Outside Lands and the Nihilism of the Fake Counterculture

Festival culture is the anti-Charlottesville.

Joshua Mellin

Across the continent, Nazis bearing semiautomatic weapons and garden-supply-store tiki torches made a show of force at the University of Virginia. After protests and counter-protests, someone was killed. It feels redundant to condemn it, but in short: Nazism, domestic terrorism, and the insistence that white mediocrity must always triumph are unacceptable. But Charlottesville isn’t something liberals can just dismiss with gauzy “This is not who we really are as a country”-style earnestness. Violence in defense of white supremacy is a core American trait. UC Berkeley College Republicans might want to consider all this the next time they insist on inviting vainglorious white supremacists to speak on campus solely for the purposes of riling up antifa.

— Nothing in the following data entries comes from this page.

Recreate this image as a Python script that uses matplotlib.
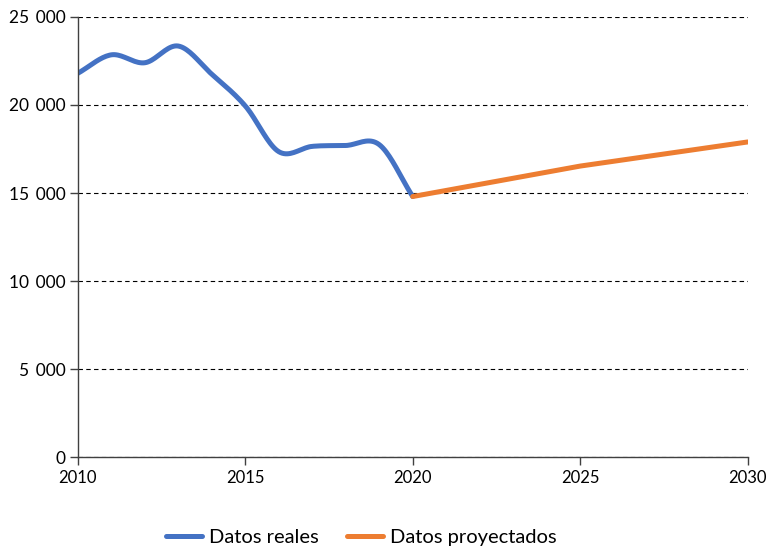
import numpy as np
import matplotlib.pyplot as plt
from matplotlib.ticker import FuncFormatter

plt.rcParams['font.family'] = ['Lato', 'DejaVu Sans']

# data
years_real = [2010, 2011, 2012, 2013, 2014, 2015, 2016, 2017, 2018, 2019, 2020]
values_real = [21800, 22850, 22400, 23350, 21750, 19950, 17350, 17650, 17700, 17750, 14800]
years_proj = [2020, 2025, 2030]
values_proj = [14800, 16530, 17900]
legend_labels = ['Datos reales', 'Datos proyectados']


def smooth(x, y, n=20):
    # catmull-rom style smoothing, similar to excel's smoothed line
    x = np.asarray(x, float)
    y = np.asarray(y, float)
    px = np.concatenate([[2 * x[0] - x[1]], x, [2 * x[-1] - x[-2]]])
    py = np.concatenate([[2 * y[0] - y[1]], y, [2 * y[-1] - y[-2]]])
    xs, ys = [], []
    t = np.linspace(0, 1, n, endpoint=False)
    for i in range(1, len(px) - 2):
        for p, out in ((px, xs), (py, ys)):
            p0, p1, p2, p3 = p[i - 1], p[i], p[i + 1], p[i + 2]
            out.extend(0.5 * ((2 * p1) + (-p0 + p2) * t
                              + (2 * p0 - 5 * p1 + 4 * p2 - p3) * t ** 2
                              + (-p0 + 3 * p1 - 3 * p2 + p3) * t ** 3))
    xs.append(x[-1])
    ys.append(y[-1])
    return np.array(xs), np.array(ys)


fig, ax = plt.subplots(figsize=(7.7, 5.48), dpi=100)
fig.subplots_adjust(left=0.101, right=0.971, top=0.969, bottom=0.166)

sx, sy = smooth(years_real, values_real)
ax.plot(sx, sy, color='#4472C4', lw=3.6, solid_capstyle='round', label=legend_labels[0])
ax.plot(years_proj, values_proj, color='#ED7D31', lw=3.6, solid_capstyle='round', label=legend_labels[1])

ax.set_xlim(2010, 2030)
ax.set_ylim(0, 25000)
ax.set_xticks(range(2010, 2031, 5))
ax.set_yticks(range(0, 25001, 5000))
ax.yaxis.set_major_formatter(FuncFormatter(lambda v, p: '{:,}'.format(int(v)).replace(',', '\u2009 ')))

ax.grid(axis='y', color='black', linestyle=(0, (4, 3)), lw=0.8)
ax.set_axisbelow(True)
for s in ['top', 'right']:
    ax.spines[s].set_visible(False)
for s in ['left', 'bottom']:
    ax.spines[s].set_color('#404040')
    ax.spines[s].set_linewidth(1.0)
ax.tick_params(axis='both', colors='#404040', labelcolor='black', labelsize=12, length=6, width=1)
ax.tick_params(axis='y', pad=3, labelsize=12.5)

ax.legend(loc='upper center', bbox_to_anchor=(0.423, -0.122), ncol=2, frameon=False,
          fontsize=14.5, handlelength=1.8, columnspacing=1.4, handletextpad=0.35)

fig.savefig('out.png', dpi=100)
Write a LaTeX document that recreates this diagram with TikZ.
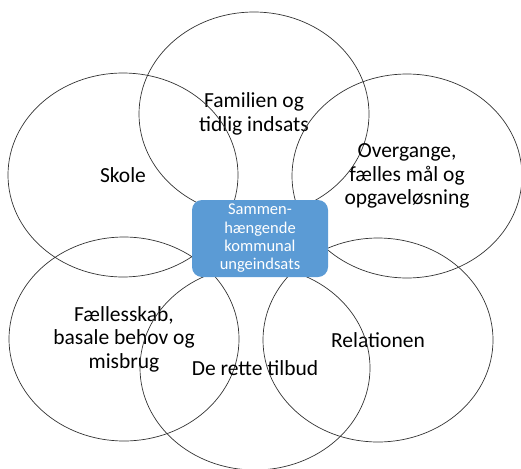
\documentclass[tikz,border=0pt]{standalone}
\usepackage{fontspec}
\setmainfont{Carlito}
\usetikzlibrary{shapes.geometric}
\definecolor{boxblue}{HTML}{5B9BD5}
\tikzset{
  area/.style={ellipse, draw=black!80, line width=0.7pt, minimum width=230pt,
    minimum height=204pt, inner sep=0pt, align=center,
    font=\fontsize{21.5}{23.5}\selectfont},
  hub/.style={rectangle, rounded corners=10pt, fill=boxblue, text=white,
    minimum width=136pt, minimum height=77pt, inner sep=0pt, align=center,
    font=\fontsize{16.5}{18.3}\selectfont}
}

\begin{document}
\begin{tikzpicture}[x=1pt, y=-1pt]
\useasboundingbox (0,0) rectangle (521,468);

% outer areas
\node[area] (familie) at (254,114) {Familien og\\tidlig indsats};
\node[area] (skole) at (123,175) {Skole};
\node[area] (overgang) at (407,176) {Overgange,\\fælles mål og\\opgaveløsning};
\node[area] (faelles) at (124,339) {Fællesskab,\\basale behov og\\misbrug};
\node[area] (relation) at (378,340) {Relationen};
\node[area] (tilbud) at (255,368) {De rette tilbud};

% centre
\node[hub] (hub) at (260,238.5) {Sammen-\\hængende\\kommunal\\ungeindsats};
\end{tikzpicture}
\end{document}
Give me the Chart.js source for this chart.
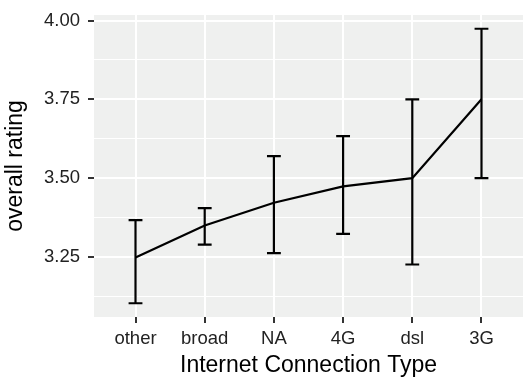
<!DOCTYPE html>
<html>
<head>
<meta charset="utf-8">
<script src="https://cdn.jsdelivr.net/npm/chart.js@4/dist/chart.umd.min.js"></script>
<style>
  html, body { margin: 0; padding: 0; background: #ffffff; }
  canvas { display: block; }
</style>
</head>
<body>
<canvas id="chart" width="530" height="377"></canvas>
<script>
// Mean overall rating by internet connection type, with interval bounds
const categories  = ['other', 'broad', 'NA', '4G', 'dsl', '3G'];
const meanRating  = [3.248, 3.350, 3.422, 3.474, 3.500, 3.750];
const lowerRating = [3.103, 3.289, 3.262, 3.323, 3.226, 3.500];
const upperRating = [3.367, 3.405, 3.570, 3.633, 3.750, 3.974];
const yMajorTicks = [3.25, 3.50, 3.75, 4.00];
const yMinorTicks = [3.125, 3.375, 3.625, 3.875];

const FONT = 'Liberation Sans, Arial, Helvetica, sans-serif';
const LINE_W = 2.2;

// y range: data extent plus 5% on each side
const yLo = Math.min(...lowerRating);
const yHi = Math.max(...upperRating);
const yPad = (yHi - yLo) * 0.05;

const isMajorY = v => yMajorTicks.some(t => Math.abs(t - v) < 1e-9);

const panelBackground = {
  id: 'panelBackground',
  beforeDraw(chart) {
    const { ctx, chartArea: a } = chart;
    ctx.save();
    ctx.fillStyle = '#eff0ef';
    ctx.fillRect(a.left, a.top, a.right - a.left, a.bottom - a.top);
    ctx.restore();
  }
};

const errorBars = {
  id: 'errorBars',
  afterDatasetsDraw(chart) {
    const { ctx } = chart;
    const xs = chart.scales.x, ys = chart.scales.y;
    ctx.save();
    ctx.strokeStyle = '#000000';
    ctx.lineWidth = LINE_W;
    ctx.lineCap = 'butt';
    categories.forEach((_, i) => {
      const x = xs.getPixelForValue(i);
      const xl = xs.getPixelForValue(i - 0.1);
      const xr = xs.getPixelForValue(i + 0.1);
      const yl = ys.getPixelForValue(lowerRating[i]);
      const yu = ys.getPixelForValue(upperRating[i]);
      ctx.beginPath();
      ctx.moveTo(x, yl); ctx.lineTo(x, yu);
      ctx.moveTo(xl, yl); ctx.lineTo(xr, yl);
      ctx.moveTo(xl, yu); ctx.lineTo(xr, yu);
      ctx.stroke();
    });
    ctx.restore();
  }
};

new Chart(document.getElementById('chart'), {
  type: 'line',
  data: {
    datasets: [{
      data: meanRating.map((y, i) => ({ x: i, y })),
      borderColor: '#000000',
      borderWidth: LINE_W,
      pointRadius: 0,
      tension: 0,
      fill: false
    }]
  },
  options: {
    responsive: false,
    animation: false,
    layout: { padding: { top: 15, right: 7, left: 0, bottom: 0 } },
    plugins: { legend: { display: false }, tooltip: { enabled: false } },
    scales: {
      x: {
        type: 'linear',
        min: -0.6,
        max: categories.length - 1 + 0.6,
        afterBuildTicks(scale) {
          scale.ticks = categories.map((_, i) => ({ value: i }));
        },
        afterFit(scale) {
          scale.height = 60;
          scale.paddingLeft = 0;
          scale.paddingRight = 0;
        },
        ticks: {
          autoSkip: false,
          maxRotation: 0,
          padding: 5,
          color: '#222222',
          font: { family: FONT, size: 18.5 },
          callback: v => categories[v]
        },
        grid: {
          color: '#ffffff',
          lineWidth: 2,
          tickLength: 6,
          tickColor: '#333333',
          tickWidth: 2
        },
        border: { display: false },
        title: {
          display: true,
          text: 'Internet Connection Type',
          color: '#000000',
          font: { family: FONT, size: 23, lineHeight: 1 },
          padding: { top: 0, bottom: 0 }
        }
      },
      y: {
        type: 'linear',
        min: yLo - yPad,
        max: yHi + yPad,
        afterBuildTicks(scale) {
          scale.ticks = [...yMinorTicks, ...yMajorTicks]
            .sort((a, b) => a - b)
            .map(v => ({ value: v }));
        },
        afterFit(scale) {
          scale.width = 94;
          scale.paddingTop = 0;
          scale.paddingBottom = 0;
        },
        ticks: {
          padding: 8,
          color: '#222222',
          font: { family: FONT, size: 18.5 },
          callback: v => isMajorY(v) ? v.toFixed(2) : ''
        },
        grid: {
          color: '#ffffff',
          lineWidth: ctx => isMajorY(ctx.tick.value) ? 2 : 1,
          tickLength: 6,
          tickColor: ctx => isMajorY(ctx.tick.value) ? '#333333' : 'rgba(0,0,0,0)',
          tickWidth: 2
        },
        border: { display: false },
        title: {
          display: true,
          text: 'overall rating',
          color: '#000000',
          font: { family: FONT, size: 23 },
          padding: { top: 2, bottom: 0 }
        }
      }
    }
  },
  plugins: [panelBackground, errorBars]
});
</script>
</body>
</html>
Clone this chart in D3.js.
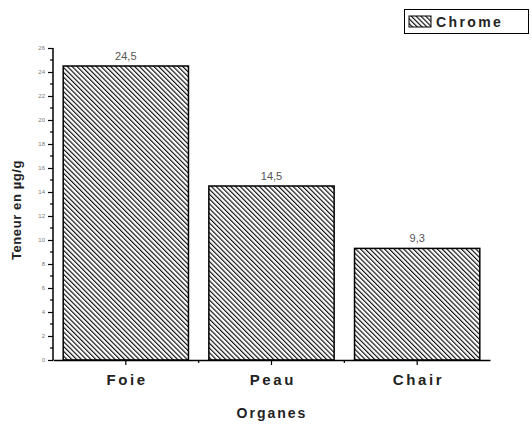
<!DOCTYPE html>
<html><head><meta charset="utf-8">
<script src="https://cdn.jsdelivr.net/npm/d3@7"></script>
<style>
html,body{margin:0;padding:0;background:#fff;}
svg{display:block;font-family:"Liberation Sans",Arial,sans-serif;}
</style></head>
<body>
<script>
const categories = ["Foie", "Peau", "Chair"];
const values = [24.5, 14.5, 9.3];
const valueLabels = ["24,5", "14,5", "9,3"];
const yTicks = [0, 2, 4, 6, 8, 10, 12, 14, 16, 18, 20, 22, 24, 26];
const yMinorTicks = [1, 3, 5, 7, 9, 11, 13, 15, 17, 19, 21, 23, 25];
const seriesName = "Chrome";
const xTitle = "Organes";
const yTitle = "Teneur en µg/g";

const W = 532, H = 424;
const svg = d3.select("body").append("svg").attr("width", W).attr("height", H);

const defs = svg.append("defs");
const pat = defs.append("pattern").attr("id", "hatch")
  .attr("patternUnits", "userSpaceOnUse").attr("width", 3.4).attr("height", 3.4)
  .attr("patternTransform", "rotate(-45)");
pat.append("rect").attr("width", 3.4).attr("height", 3.4).attr("fill", "#fff");
pat.append("line").attr("x1", 0.6).attr("y1", 0).attr("x2", 0.6).attr("y2", 3.4)
  .attr("stroke", "#000").attr("stroke-width", 1.1);

const x = d3.scaleBand().domain(categories).range([53, 490]).paddingInner(0.14).paddingOuter(0.07);
const y = d3.scaleLinear().domain([0, 26]).range([360, 48]);

// bars
svg.append("g").selectAll("rect").data(categories).join("rect")
  .attr("x", d => x(d)).attr("width", x.bandwidth())
  .attr("y", (d, i) => y(values[i])).attr("height", (d, i) => y(0) - y(values[i]))
  .attr("fill", "url(#hatch)").attr("stroke", "#000").attr("stroke-width", 1.5);

// value labels
svg.append("g").selectAll("text").data(categories).join("text")
  .attr("x", d => x(d) + x.bandwidth() / 2).attr("y", (d, i) => y(values[i]) - 6)
  .attr("text-anchor", "middle").attr("font-size", 11).attr("fill", "#555")
  .text((d, i) => valueLabels[i]);

// y axis
const yAxis = svg.append("g").attr("transform", "translate(53,0)")
  .call(d3.axisLeft(y).tickValues(yTicks).tickSize(5).tickPadding(3).tickFormat(d3.format("d")));
yAxis.select(".domain").attr("stroke-width", 1.5).attr("d", `M-0,${y(0)}V${y(26)}`);
yAxis.selectAll(".tick line").attr("stroke-width", 1.2);
yAxis.selectAll(".tick text").attr("font-size", 6).attr("fill", "#777");
svg.append("g").selectAll("line").data(yMinorTicks).join("line")
  .attr("x1", 50).attr("x2", 53).attr("y1", d => y(d)).attr("y2", d => y(d))
  .attr("stroke", "#000").attr("stroke-width", 1.2);

// x axis
const xAxis = svg.append("g").attr("transform", `translate(0,${y(0)})`)
  .call(d3.axisBottom(x).tickSize(5).tickPadding(9).tickSizeOuter(0));
xAxis.select(".domain").attr("stroke-width", 1.5);
xAxis.selectAll(".tick line").attr("stroke-width", 1.2);
xAxis.selectAll(".tick text").attr("font-size", 15).attr("font-weight", "bold")
  .attr("fill", "#222").attr("letter-spacing", 2.6).attr("dx", 1.3);
// minor x ticks at category boundaries
const bounds = categories.slice(1).map(c => x(c) - x.step() * x.paddingInner() / 2);
svg.append("g").selectAll("line").data(bounds).join("line")
  .attr("x1", d => d).attr("x2", d => d).attr("y1", y(0)).attr("y2", y(0) + 3)
  .attr("stroke", "#000").attr("stroke-width", 1.2);

// axis titles
svg.append("text").attr("x", 272).attr("y", 418).attr("text-anchor", "middle")
  .attr("font-size", 14).attr("font-weight", "bold").attr("fill", "#222")
  .attr("letter-spacing", 2).text(xTitle);
svg.append("text").attr("transform", "translate(21,210) rotate(-90)").attr("text-anchor", "middle")
  .attr("font-size", 13).attr("font-weight", "bold").attr("fill", "#222")
  .attr("letter-spacing", 0.6).text(yTitle);

// legend
const lg = svg.append("g");
lg.append("rect").attr("x", 404.5).attr("y", 9.5).attr("width", 124).attr("height", 24)
  .attr("fill", "#fff").attr("stroke", "#000").attr("stroke-width", 1);
lg.append("rect").attr("x", 409).attr("y", 16).attr("width", 22).attr("height", 11)
  .attr("fill", "url(#hatch)").attr("stroke", "#000").attr("stroke-width", 1);
lg.append("text").attr("x", 436).attr("y", 27).attr("font-size", 14).attr("font-weight", "bold")
  .attr("fill", "#222").attr("letter-spacing", 2.4).text(seriesName);
</script>
</body></html>
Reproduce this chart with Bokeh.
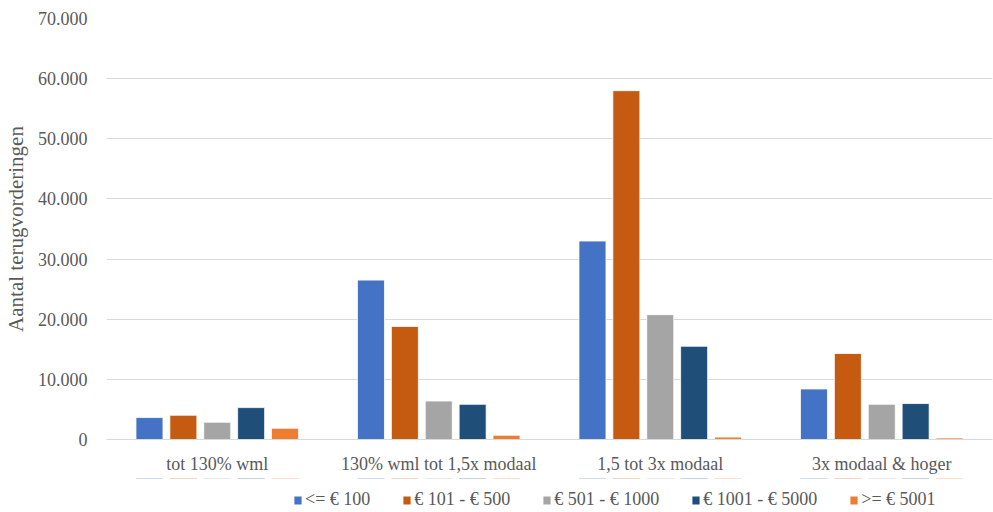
from bokeh.plotting import figure
from bokeh.models import ColumnDataSource, FactorRange, Range1d, Legend, LegendItem, CustomJSTickFormatter, FixedTicker
from bokeh.layouts import column
from bokeh.transform import dodge
from bokeh.embed import file_html
from bokeh.resources import INLINE

categories = ["tot 130% wml", "130% wml tot 1,5x modaal", "1,5 tot 3x modaal", "3x modaal & hoger"]
series_names = ["<= € 100", "€ 101 - € 500", "€ 501 - € 1000", "€ 1001 - € 5000", ">= € 5001"]
s_le100 = [3650, 26500, 33000, 8400]
s_101_500 = [4030, 18800, 58000, 14300]
s_501_1000 = [2870, 6400, 20760, 5860]
s_1001_5000 = [5300, 5850, 15500, 5980]
s_ge5001 = [1870, 700, 400, 250]
y_ticks = [0, 10000, 20000, 30000, 40000, 50000, 60000, 70000]

colors = ["#4472C4", "#C55A11", "#A5A5A5", "#1F4E79", "#ED7D31"]
series = [s_le100, s_101_500, s_501_1000, s_1001_5000, s_ge5001]
keys = ["s0", "s1", "s2", "s3", "s4"]

data = {"cat": categories}
for k, s in zip(keys, series):
    data[k] = s
src = ColumnDataSource(data)

FONT = "Liberation Serif"
TXT = "#595959"
W = 993

p = figure(x_range=FactorRange(*categories), y_range=Range1d(0, 70000),
           width=W, height=478, output_backend="svg", toolbar_location=None,
           min_border_left=100, min_border_right=1, min_border_top=18, min_border_bottom=39)
p.outline_line_color = None
p.background_fill_color = "white"
p.border_fill_color = "white"

stride = 0.153
bw = 0.122
for i, (k, c) in enumerate(zip(keys, colors)):
    p.vbar(x=dodge("cat", (i - 2) * stride, range=p.x_range), top=k, width=bw,
           source=src, fill_color=c, line_color="white", line_width=0.8)

p.yaxis.ticker = FixedTicker(ticks=y_ticks)
p.yaxis.formatter = CustomJSTickFormatter(code="""
return tick.toString().replace(/\\B(?=(\\d{3})+(?!\\d))/g, '.');
""")
p.yaxis.axis_line_color = None
p.yaxis.major_tick_line_color = None
p.yaxis.minor_tick_line_color = None
p.yaxis.major_label_text_font = FONT
p.yaxis.major_label_text_font_size = "18px"
p.yaxis.major_label_text_color = TXT
p.yaxis.major_label_standoff = 13
p.yaxis.axis_label = "Aantal terugvorderingen"
p.yaxis.axis_label_text_font = FONT
p.yaxis.axis_label_text_font_size = "21px"
p.yaxis.axis_label_text_font_style = "normal"
p.yaxis.axis_label_text_color = TXT
p.yaxis.axis_label_standoff = 7

p.xaxis.axis_line_color = "#d9d9d9"
p.xaxis.major_tick_line_color = None
p.xaxis.minor_tick_line_color = None
p.xaxis.major_label_text_font = FONT
p.xaxis.major_label_text_font_size = "18px"
p.xaxis.major_label_text_color = TXT
p.xaxis.major_label_standoff = 8

p.xgrid.grid_line_color = None
p.ygrid.grid_line_color = "#d9d9d9"
p.ygrid.grid_line_width = 1.2

# legend strip: same series bars, drawn above its visible y range (not shown)
lg = figure(x_range=p.x_range, y_range=Range1d(-140000, -70000), width=W, height=34,
            output_backend="svg", toolbar_location=None,
            x_axis_location=None, y_axis_location=None,
            min_border_left=0, min_border_right=0, min_border_top=0, min_border_bottom=0)
lg.outline_line_color = None
lg.grid.visible = False
items = []
for i, (k, c, name) in enumerate(zip(keys, colors, series_names)):
    r = lg.vbar(x=dodge("cat", (i - 2) * stride, range=lg.x_range), top=k,
                width=bw, source=src, fill_color=c, line_color=None)
    items.append(LegendItem(label=name, renderers=[r]))

legend = Legend(items=items, orientation="horizontal", location=(187, 2),
                label_text_font=FONT, label_text_font_size="18px", label_text_color=TXT,
                glyph_width=9, glyph_height=10, spacing=32, label_standoff=3,
                border_line_color=None, background_fill_alpha=0, padding=0, margin=0)
lg.add_layout(legend, "center")

layout = column(p, lg, spacing=0)
open("out.html", "w").write(file_html(layout, INLINE))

Sooner or later, one of these incidents is going to be the Fort Sumter of the Second American Civil War.

But here in Golden Gate Park, a couple hundred thousand people — mostly young, largely white, and overwhelmingly intoxicated — have gathered together yet again, almost without incident. Outside Lands is surprisingly apolitical — I’ve seen a few beardos in Bernie shirts, but that’s pretty much it — and I don’t expect anything that happened in Virginia to register much on these stages. The possibility of nuclear war with North Korea feels blissfully remote here, too.

James Hetfield of Metallica (Joshua Mellin)

At every festival I’ve ever been to, I’ve marveled at how peaceful and amiable people are — almost without exception. You get a few line-cutting douchebags here and there, a little bit of bad smartphone etiquette, and plenty of public urination, but that’s about it (at least since Woodstock ’99). The one time I went to Bonnaroo, I camped next to people who stayed up until dawn getting high and talking about the ancient aliens who built the pyramids, but how bad is that, really? (I wanted to murder them at the time, though.) And if you compare Outside Lands or Coachella or the quasi-defunct Treasure Island to a sports event of a similar size — or the near-riots that follow a championship — the vibe is not even close. Here, if somebody accidentally whacks your shoulder while they pass by you in a hurry, they whirl around and apologize, eyes wide. If you drop something, people run up to you to repatriate it. There isn’t even much testosterone-fueled shouting (although a photographer in the media tent is sharing an image of a would-be festival-hacker who made a fake press pass that simply said, “PRESS PASS”).

Mass pleasantness lot of this has to do with the 60-40 female-to-male gender breakdown, of course. But there’s still tens of thousands of young, drunk men here, the exact demographic that in another context would be the ideal candidates for radicalization or a nihilistic, let’s-fuck-shit-up approach. The norms that sustain liberal democracy are dissolving in real time, but the hippie-derived ethos of festivals doesn’t get the credit it deserves for policing itself. Outside Lands is not communism — definitely not with $15 cocktails, anyway — but it’s communitarianism, and that is the only way forward for this broken world. Vilifications of millennial entitlement and bros need to take this into account. The alt-right likes to advertise itself as the new counterculture, but after a few days at Lindley Meadow or on Interstate 580, you see how transparently absurd that marketing strategy is. Mercifully, there are no Nazis here to punch, not even in 2017, after they’re officially unafraid to step into the daylight, tattoos uncovered and with their vicious ideology in full splendor.

And Warpaint‘s set was pretty fantastic.